The woman's sister confirmed that her sibling had told her about the shower incident soon after it occurred.

Another woman said that during her internship in the early 2000s, Rose groped her breasts and stomach as she drove him from Bellport back to Manhattan. Her then-boyfriend, now husband, confirmed that she described the incident to him immediately after it occurred. When Rose invited her to work regularly and stay overnight at Bellport, her boyfriend told her to refuse the offer, and she did, both told The Post.

Rose's eponymous show, with its trademark black background and round oak table, has been in production since 1991. What it lacks in mass viewership, the Charlie Rose show makes up for in prestige and high-profile bookings of the likes of former president Barack Obama, Oprah Winfrey and Warren Buffett. Rose's show is produced by Charlie Rose Inc., an independent television production company, and distributed by PBS. It is filmed at Bloomberg headquarters in Manhattan.

Rose's stature has only grown in recent years.

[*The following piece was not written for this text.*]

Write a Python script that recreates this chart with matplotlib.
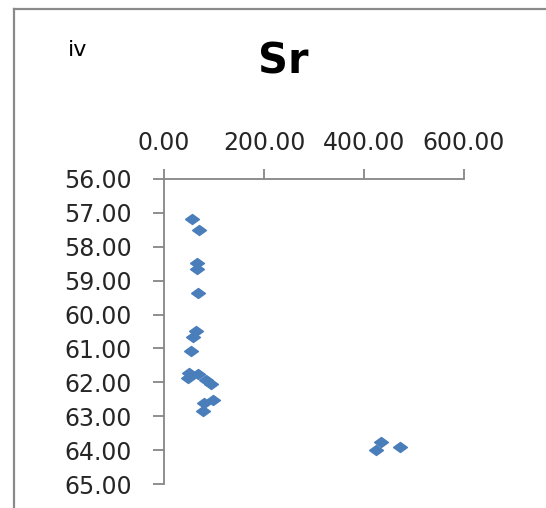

CBS tapped him in 2011 to help revamp its ailing morning show, now called CBS This Morning, expanding his audience. He has also been a contributing correspondent for 60 Minutes for nearly a decade. His 2013 interview of Syria's president won Emmy and Peabody awards. (None of the women who made accusations against Rose to The Post worked for PBS or CBS.) Representatives from PBS, CBS and Bloomberg said they have no records of sexual harassment complaints about Charlie Rose.